Hollywood's Holy Grail and Its Limits
In studio parlance, a “four-quadrant movie” is the ultimate prize. It’s a film that successfully targets males under 25, males over 25, females under 25, and females over 25. For decades, the formula has been straightforward: big stars, bigger action,
and a steady stream of broad, inoffensive jokes to smooth over the narrative gaps. Think of the Marvel Cinematic Universe at its peak, the *Fast & Furious* saga, or even *Independence Day*, which famously balanced world-ending stakes with Will Smith’s charisma and a dog surviving a fireball. The approach works financially, but it often sandpapers the edges off any truly challenging ideas. When every character has a quippy comeback, the existential dread of an alien invasion feels less like a species-level threat and more like a setup for the next one-liner.
From Fringe Topic to Political Reality
Meanwhile, in the real world, the conversation around Unidentified Anomalous Phenomena (UAPs) has dramatically shifted. What was once the domain of late-night radio shows and grainy photos has become the subject of sober Congressional hearings, reports from the Director of National Intelligence, and on-the-record testimony from decorated military personnel like David Grusch. The term “Disclosure” — a hypothetical moment when the government confirms the reality of non-human intelligence — no longer feels like a fringe conspiracy. It’s now a plausible, if still remote, political and social eventuality. This seismic cultural shift has created a new narrative landscape. The public is being primed not for a story about battling cartoonish aliens, but for a complex reality involving technology, secrecy, and profound ontological questions about our place in the universe.
The Arrival and Chernobyl Model
This is where the opportunity lies.
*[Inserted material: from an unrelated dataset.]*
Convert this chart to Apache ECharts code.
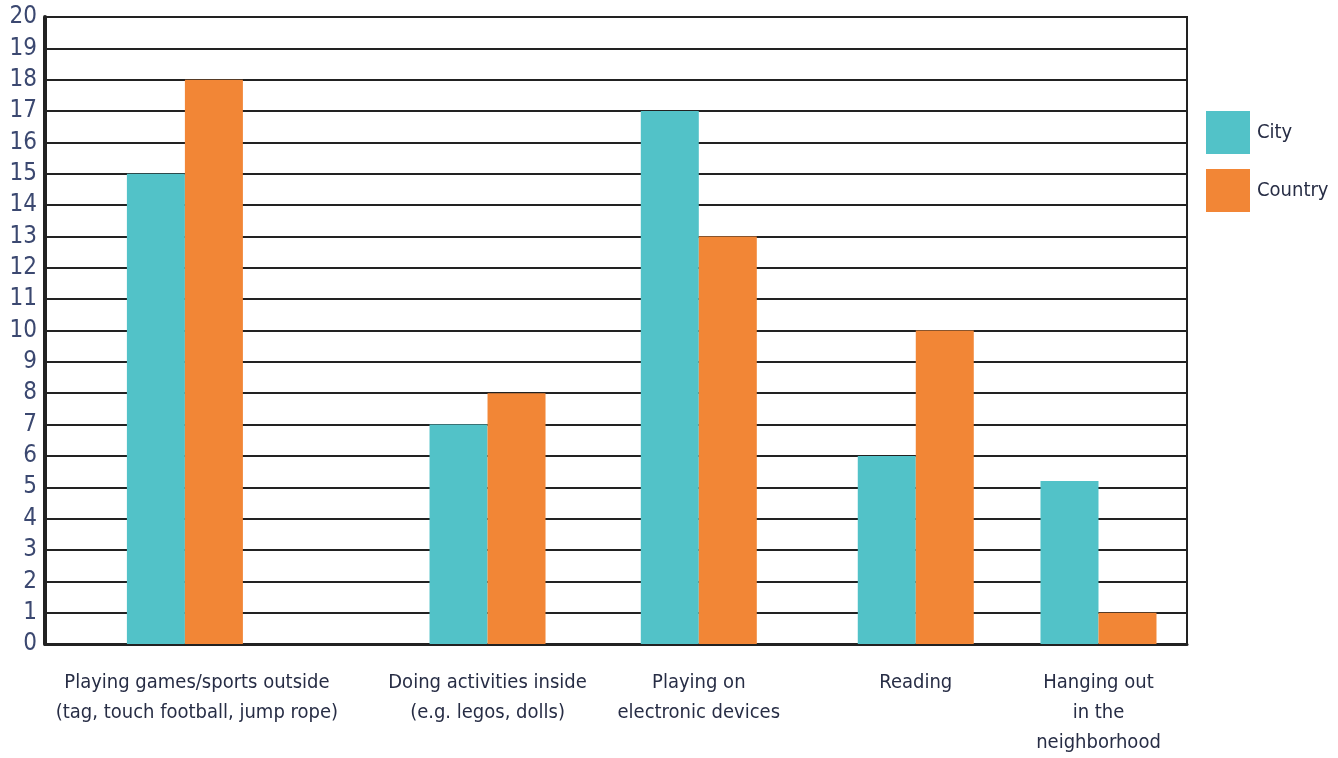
<!DOCTYPE html>
<html>
<head>
<meta charset="utf-8">
<script src="https://cdn.jsdelivr.net/npm/echarts@6/dist/echarts.min.js"></script>
<style>
  html, body { margin: 0; padding: 0; background: #fff; }
  #chart { width: 1338px; height: 758px; }
</style>
</head>
<body>
<div id="chart"></div>
<script>
// Activity categories and the number of kids choosing each one
const categories = [
  'Playing games/sports outside\n(tag, touch football, jump rope)',
  'Doing activities inside\n(e.g. legos, dolls)',
  'Playing on\nelectronic devices',
  'Reading',
  'Hanging out\nin the\nneighborhood'
];
const cityValues = [15, 7, 17, 6, 5.2];
const countryValues = [18, 8, 13, 10, 1];
const yTicks = [0, 1, 2, 3, 4, 5, 6, 7, 8, 9, 10, 11, 12, 13, 14, 15, 16, 17, 18, 19, 20];

// The groups sit at uneven positions along the axis, so the axis is split
// into fine slots and each activity is placed in one of them.
const SLOT_COUNT = 200;
const groupSlots = [24, 77, 114, 152, 184];
// The first label sits a little right of its bars
const labelShift = [12, 0, 0, 0, 0];

const slotNames = [];
const slotIndex = {};
for (let i = 0; i < SLOT_COUNT; i++) slotNames.push('s' + i);
groupSlots.forEach((s, k) => { slotIndex['s' + s] = k; });

function spread(values) {
  const out = new Array(SLOT_COUNT).fill(null);
  groupSlots.forEach((s, k) => { out[s] = values[k]; });
  return out;
}

const FONT = '"DejaVu Sans Condensed", "Liberation Sans Narrow", "Noto Sans", sans-serif';
const rich = {};
labelShift.forEach((d, k) => {
  rich['g' + k] = { fontFamily: FONT, fontSize: 20, lineHeight: 30, color: '#272d45', align: 'center', padding: [0, 0, 0, d * 2] };
});

const chart = echarts.init(document.getElementById('chart'));
chart.setOption({
  animation: false,
  backgroundColor: '#ffffff',
  grid: {
    left: 45, right: 151, top: 17, bottom: 110,
    show: true, borderColor: '#222', borderWidth: 2, backgroundColor: 'transparent'
  },
  legend: {
    orient: 'vertical',
    left: 1206, top: 111, padding: 0,
    itemWidth: 44, itemHeight: 43, itemGap: 15,
    icon: 'rect',
    textStyle: { fontFamily: FONT, fontSize: 20, color: '#272d45', padding: [0, 0, 0, 2] },
    data: ['City', 'Country']
  },
  xAxis: {
    type: 'category',
    data: slotNames,
    axisLine: { show: true, lineStyle: { color: '#222', width: 3 } },
    axisTick: { show: false },
    axisLabel: {
      interval: 0,
      margin: 24,
      fontFamily: FONT, fontSize: 20, lineHeight: 30,
      color: '#272d45', align: 'center',
      rich: rich,
      formatter: v => {
        const k = slotIndex[v];
        if (k === undefined) return '';
        return categories[k].split('\n').map(line => '{g' + k + '|' + line + '}').join('\n');
      }
    },
    splitLine: { show: false }
  },
  yAxis: {
    type: 'value',
    min: yTicks[0], max: yTicks[yTicks.length - 1], interval: 1,
    axisLine: { show: true, lineStyle: { color: '#222', width: 4 } },
    axisTick: { show: false },
    axisLabel: { fontFamily: FONT, fontSize: 24, color: '#3b4870', margin: 8 },
    splitLine: { show: true, lineStyle: { color: '#222', width: 2 } }
  },
  series: [
    {
      name: 'City', type: 'bar', data: spread(cityValues),
      barWidth: 58, barGap: '0%',
      itemStyle: { color: '#52c2c8' }
    },
    {
      name: 'Country', type: 'bar', data: spread(countryValues),
      barWidth: 58, barGap: '0%',
      itemStyle: { color: '#f28636' }
    }
  ]
});
</script>
</body>
</html>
A “Disclosure Day” movie doesn't need to chase the four-quadrant model with jokes; it can achieve it with awe, mystery, and high-stakes human drama. The blueprint isn't *Independence Day*; it's Denis Villeneuve’s *Arrival* or HBO's *Chernobyl*. *Arrival* was a global hit that treated first contact with the intellectual and emotional seriousness it deserves. Its drama came from linguistics, philosophy, and a mother's grief—universal themes that resonate across all demographics. *Chernobyl* turned a dense, scientific disaster into a gripping political thriller about the cost of lies. It appealed to viewers not because it was funny, but because it was terrifyingly real and profoundly human. A film about Disclosure could do the same, framing the event not as a sci-fi action spectacle but as the ultimate political and existential thriller. Who knew what? What have they been hiding? How does society react when the fundamental truths we live by are shattered overnight?
Humanity as the Main Character
The key to making this work across all four quadrants is to make humanity, not just a single hero, the main character. The story could be told through the eyes of a scientist in a remote observatory, a senior white house official managing the fallout, a journalist chasing the truth, and a regular family watching the news. Each perspective offers a different entry point for the audience. The under-25 quadrant gets the visceral, world-changing shock and the search for truth. The over-25 quadrant gets the political intrigue, the institutional failure, and the parental anxiety of a world turned upside down. The appeal isn’t a wisecrack before an explosion; it’s the shared, silent gasp of seven billion people looking up at the sky and asking, “What now?” The spectacle isn't in blowing up alien ships. It's in watching our own world grapple with a revelation it is completely unprepared for.